Dutch authorities expelled two suspected Russian spies who tried to hack into a Swiss laboratory that conducts tests for the UN-backed chemical weapons watchdog, Switzerland's intelligence agency says.
The Federal Intelligence Service (FIS) says it worked "actively" with British and Dutch partners on the case involving the Spiez Laboratory, which led to the arrests of two Russians.
The lab provides arms control and other services.
The FIS confirmation came after newspapers reported that two Russians suspected of being agents of military intelligence service GRU were kicked out of the Netherlands earlier this year as a result of a Europe-wide investigation.
Russia's foreign minister said earlier this year that the lab analysed samples linked to the poisoning of former Russian spy Sergei Skripal and his daughter in Salisbury, England.

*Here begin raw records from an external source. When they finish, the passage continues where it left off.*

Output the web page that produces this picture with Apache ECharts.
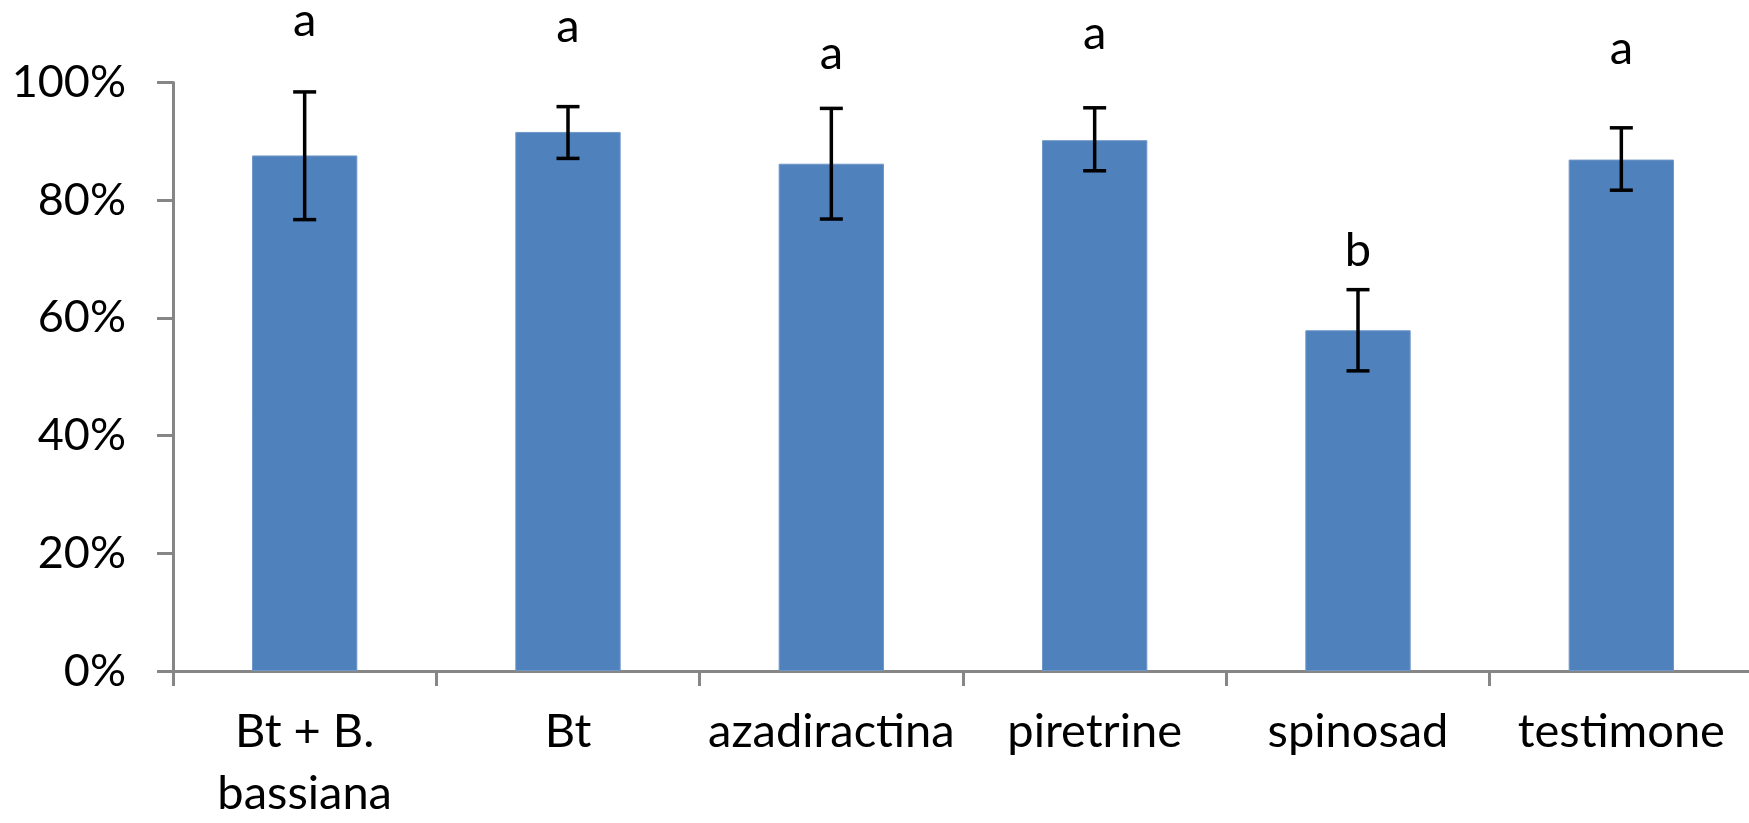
<!DOCTYPE html>
<html>
<head>
<meta charset="utf-8">
<script src="https://cdn.jsdelivr.net/npm/echarts@6/dist/echarts.min.js"></script>
<style>
html,body{margin:0;padding:0;background:#fff;}
#chart{width:1749px;height:823px;}
</style>
</head>
<body>
<div id="chart"></div>
<script>
var categories = ['Bt + B.\nbassiana', 'Bt', 'azadiractina', 'piretrine', 'spinosad', 'testimone'];
var means = [87.6, 91.6, 86.2, 90.2, 57.9, 86.9];
var errUpper = [98.4, 95.9, 95.6, 95.7, 64.8, 92.3];
var errLower = [76.7, 87.1, 76.8, 85.0, 51.0, 81.7];
var letters = ['a', 'a', 'a', 'a', 'b', 'a'];
var letterPos = [107.7, 106.7, 102.1, 105.5, 68.6, 103.0];
var yTicks = [0, 20, 40, 60, 80, 100];

var FONT = 'Lato, "Open Sans", sans-serif';
var AXIS = '#868686';

var chart = echarts.init(document.getElementById('chart'));

var errData = means.map(function (m, i) { return [i, errLower[i], errUpper[i]]; });
var letterData = letters.map(function (l, i) { return [i, letterPos[i], l]; });

chart.setOption({
  animation: false,
  backgroundColor: '#ffffff',
  grid: { left: 173, top: 82.5, width: 1580, bottom: 152, containLabel: false, outerBoundsMode: 'none' },
  xAxis: {
    type: 'category',
    data: categories,
    boundaryGap: true,
    axisLine: { show: true, lineStyle: { color: AXIS, width: 3 } },
    axisTick: { show: true, alignWithLabel: false, length: 15, lineStyle: { color: AXIS, width: 3 } },
    axisLabel: { color: '#000', fontFamily: FONT, fontSize: 47, lineHeight: 62, margin: 30, interval: 0 }
  },
  yAxis: {
    type: 'value',
    min: yTicks[0],
    max: yTicks[yTicks.length - 1],
    interval: 20,
    splitLine: { show: false },
    axisLine: { show: true, lineStyle: { color: AXIS, width: 3 } },
    axisTick: { show: true, inside: false, length: 16, lineStyle: { color: AXIS, width: 3 } },
    axisLabel: { color: '#000', fontFamily: FONT, fontSize: 45, margin: 47, formatter: '{value}%' }
  },
  series: [
    {
      type: 'bar',
      data: means,
      barWidth: '40%',
      itemStyle: { color: '#4F81BD', borderColor: '#6F97C8', borderWidth: 1 }
    },
    {
      type: 'custom',
      data: errData,
      z: 5,
      renderItem: function (params, api) {
        var x = api.value(0);
        var lo = api.coord([x, api.value(1)]);
        var hi = api.coord([x, api.value(2)]);
        var cw = 11.5;
        var st = { stroke: '#000', lineWidth: 3.5 };
        return {
          type: 'group',
          children: [
            { type: 'line', shape: { x1: hi[0], y1: hi[1], x2: lo[0], y2: lo[1] }, style: st },
            { type: 'line', shape: { x1: hi[0] - cw, y1: hi[1], x2: hi[0] + cw, y2: hi[1] }, style: st },
            { type: 'line', shape: { x1: lo[0] - cw, y1: lo[1], x2: lo[0] + cw, y2: lo[1] }, style: st }
          ]
        };
      }
    },
    {
      type: 'custom',
      data: letterData,
      z: 6,
      clip: false,
      renderItem: function (params, api) {
        var p = api.coord([api.value(0), api.value(1)]);
        return {
          type: 'text',
          x: p[0],
          y: p[1] + 7,
          style: {
            text: letters[params.dataIndex],
            fill: '#000',
            font: '47px ' + FONT,
            align: 'center',
            verticalAlign: 'bottom'
          }
        };
      }
    }
  ]
});
</script>
</body>
</html>
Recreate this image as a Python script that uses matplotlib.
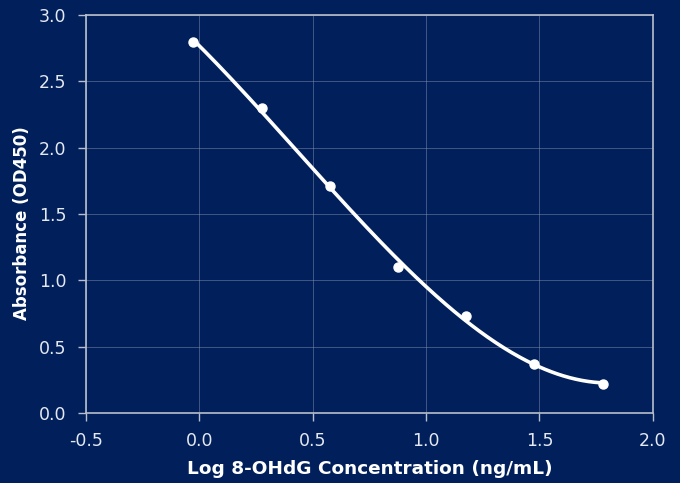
import numpy as np
import matplotlib
matplotlib.use("Agg")
import matplotlib.pyplot as plt

conc = [0.94, 1.88, 3.75, 7.5, 15, 30, 60]  # ng/mL
absorbance = [2.80, 2.30, 1.71, 1.10, 0.73, 0.37, 0.22]

bg = '#001f5b'
fg = '#e4e8f0'

log_conc = np.log10(conc)
coef = np.polyfit(log_conc, absorbance, 3)
xs = np.linspace(log_conc.min(), log_conc.max(), 200)

plt.rcParams['font.family'] = ['DejaVu Sans']
fig = plt.figure(figsize=(6.8, 4.83), dpi=100, facecolor=bg)
ax = fig.add_axes([0.1265, 0.145, 0.8335, 0.824])
ax.set_facecolor(bg)

ax.plot(xs, np.polyval(coef, xs), color='white', lw=2.6, solid_capstyle='round', zorder=3)
ax.plot(log_conc, absorbance, 'o', color='white', ms=6.5, zorder=4)

ax.set_xlim(-0.5, 2.0)
ax.set_ylim(0, 3.0)
ax.set_xticks(np.arange(-0.5, 2.01, 0.5))
ax.set_yticks(np.arange(0, 3.01, 0.5))
ax.xaxis.set_major_formatter(matplotlib.ticker.FormatStrFormatter('%.1f'))
ax.yaxis.set_major_formatter(matplotlib.ticker.FormatStrFormatter('%.1f'))
ax.grid(True, color='#8a96b0', lw=0.6, alpha=0.55)

for s in ax.spines.values():
    s.set_color('#b8bfcc')
    s.set_linewidth(1.2)
ax.tick_params(colors='#b8bfcc', labelcolor=fg, labelsize=12.5, length=6, width=1, pad=8)

ax.set_xlabel('Log 8-OHdG Concentration (ng/mL)', color='white', fontsize=13.3,
              fontweight='bold', labelpad=7)
ax.set_ylabel('Absorbance (OD450)', color='white', fontsize=12,
              fontweight='bold', labelpad=10)
ax.yaxis.set_label_coords(-0.097, 0.477)

fig.savefig('out.png', dpi=100, facecolor=bg)
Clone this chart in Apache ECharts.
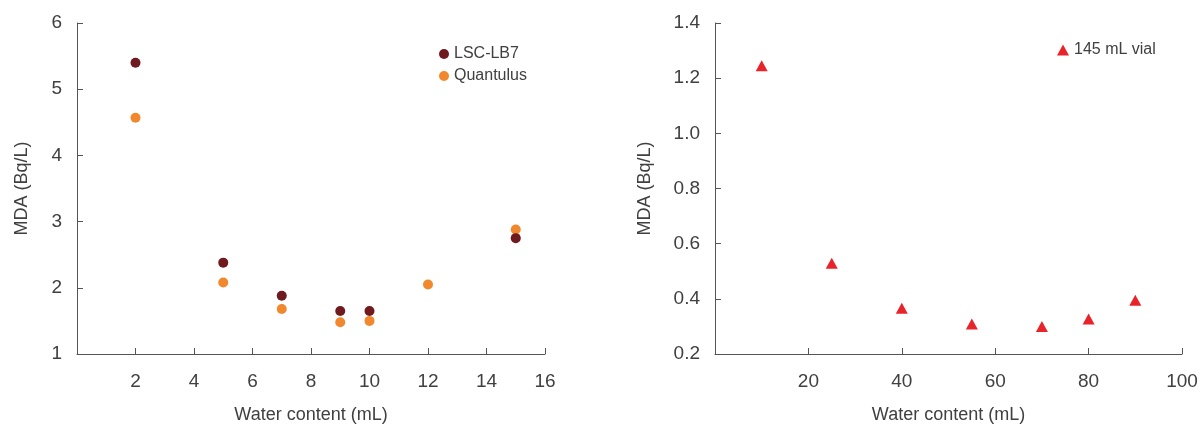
<!DOCTYPE html>
<html>
<head>
<meta charset="utf-8">
<script src="https://cdn.jsdelivr.net/npm/echarts@6/dist/echarts.min.js"></script>
<style>
  html, body { margin: 0; padding: 0; background: #fff; }
  #chart { width: 1203px; height: 429px; }
</style>
</head>
<body>
<div id="chart"></div>
<script>
// left panel: water content (mL) vs MDA
var lscX = [2, 5, 7, 9, 10, 15]
var lscY = [5.4, 2.38, 1.88, 1.65, 1.65, 2.75]
var quantX = [2, 5, 7, 9, 10, 12, 15]
var quantY = [4.57, 2.08, 1.68, 1.48, 1.50, 2.05, 2.88]
// right panel: 145 mL vial
var vialX = [10, 25, 40, 55, 70, 80, 90]
var vialY = [1.245, 0.529, 0.366, 0.309, 0.300, 0.327, 0.395]

function pairs(xs, ys) {
    return xs.map(function (x, i) { return [x, ys[i]] })
}

var textColor = '#404040'
var lineColor = '#555'
var font = 'Liberation Sans'

function xAxisOpt(idx, max, interval) {
    return {
        gridIndex: idx,
        type: 'value',
        min: 0,
        max: max,
        interval: interval,
        name: 'Water content (mL)',
        nameLocation: 'middle',
        nameGap: 52,
        nameTextStyle: { fontSize: 18, color: textColor, fontFamily: font },
        axisLine: { show: true, lineStyle: { color: lineColor } },
        axisTick: { show: true, inside: true, length: 6, lineStyle: { color: lineColor } },
        axisLabel: {
            fontSize: 19, color: textColor, fontFamily: font, margin: 18,
            formatter: function (v) { return v === 0 ? '' : v }
        },
        splitLine: { show: false }
    }
}

function yAxisOpt(idx, min, max, interval, digits) {
    return {
        gridIndex: idx,
        type: 'value',
        min: min,
        max: max,
        interval: interval,
        name: 'MDA (Bq/L)',
        nameLocation: 'middle',
        nameGap: idx == 0 ? 46 : 61,
        nameTextStyle: { fontSize: 18, color: textColor, fontFamily: font },
        axisLine: { show: true, lineStyle: { color: lineColor } },
        axisTick: { show: true, inside: true, length: 6, lineStyle: { color: lineColor } },
        axisLabel: {
            fontSize: 19, color: textColor, fontFamily: font, margin: 15,
            formatter: function (v) { return v.toFixed(digits) }
        },
        splitLine: { show: false }
    }
}

var option = {
    animation: false,
    legend: [
        {
            left: 434, top: 41, orient: 'vertical',
            itemWidth: 10, itemHeight: 10, itemGap: 6,
            textStyle: { fontSize: 16, color: textColor, fontFamily: font },
            data: ['LSC-LB7', 'Quantulus']
        },
        {
            left: 1052, top: 37, orient: 'vertical',
            itemWidth: 12, itemHeight: 11,
            textStyle: { fontSize: 16, color: textColor, fontFamily: font },
            data: ['145 mL vial']
        }
    ],
    grid: [
        { left: 77, right: 658, top: 23, bottom: 75 },
        { left: 715, right: 21, top: 23, bottom: 75 }
    ],
    xAxis: [xAxisOpt(0, 16, 2), xAxisOpt(1, 100, 20)],
    yAxis: [yAxisOpt(0, 1, 6, 1, 0), yAxisOpt(1, 0.2, 1.4, 0.2, 1)],
    series: [
        {
            name: 'Quantulus', type: 'scatter', xAxisIndex: 0, yAxisIndex: 0,
            symbol: 'circle', symbolSize: 10,
            itemStyle: { color: '#f2882e', opacity: 1 },
            data: pairs(quantX, quantY)
        },
        {
            name: 'LSC-LB7', type: 'scatter', xAxisIndex: 0, yAxisIndex: 0,
            symbol: 'circle', symbolSize: 10,
            itemStyle: { color: '#6e1a1f', opacity: 1 },
            data: pairs(lscX, lscY)
        },
        {
            name: '145 mL vial', type: 'scatter', xAxisIndex: 1, yAxisIndex: 1,
            symbol: 'triangle', symbolSize: [12, 11],
            itemStyle: { color: '#e8232a', opacity: 1 },
            data: pairs(vialX, vialY)
        }
    ]
}

echarts.init(document.getElementById('chart')).setOption(option)
</script>
</body>
</html>
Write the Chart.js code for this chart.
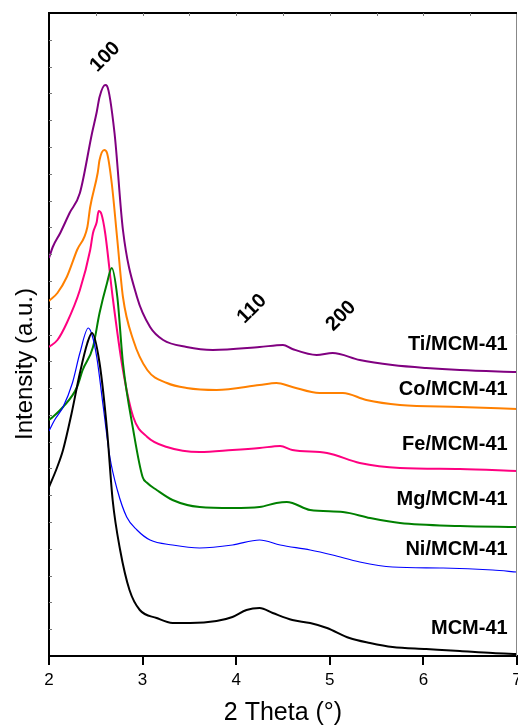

"The Swiss authorities are aware of the case of Russian spies discovered in The Hague and expelled from the same place," said FIS spokeswoman Isabelle Graber.
"The Swiss Federal Intelligence Service participated actively in this operation together with its Dutch and British partners."
Andreas Bucher, a spokesman for the laboratory, declined to comment on the expulsions but said there has been indications that "we have been in the crosshairs of hackers in the last few months".
He said the lab had taken precautions, and no data was lost.
The Russian state news agency Tass quoted Stanislav Smirnov, a spokesman for the Russian embassy in Switzerland, as calling the Dutch news report "absurd".
"We believe that this is a new anti-Russian bogus story made up by the Western media," he said.
"We have seen this article and it gives rise to a lot of questions ... It is absurd, just new groundless allegations."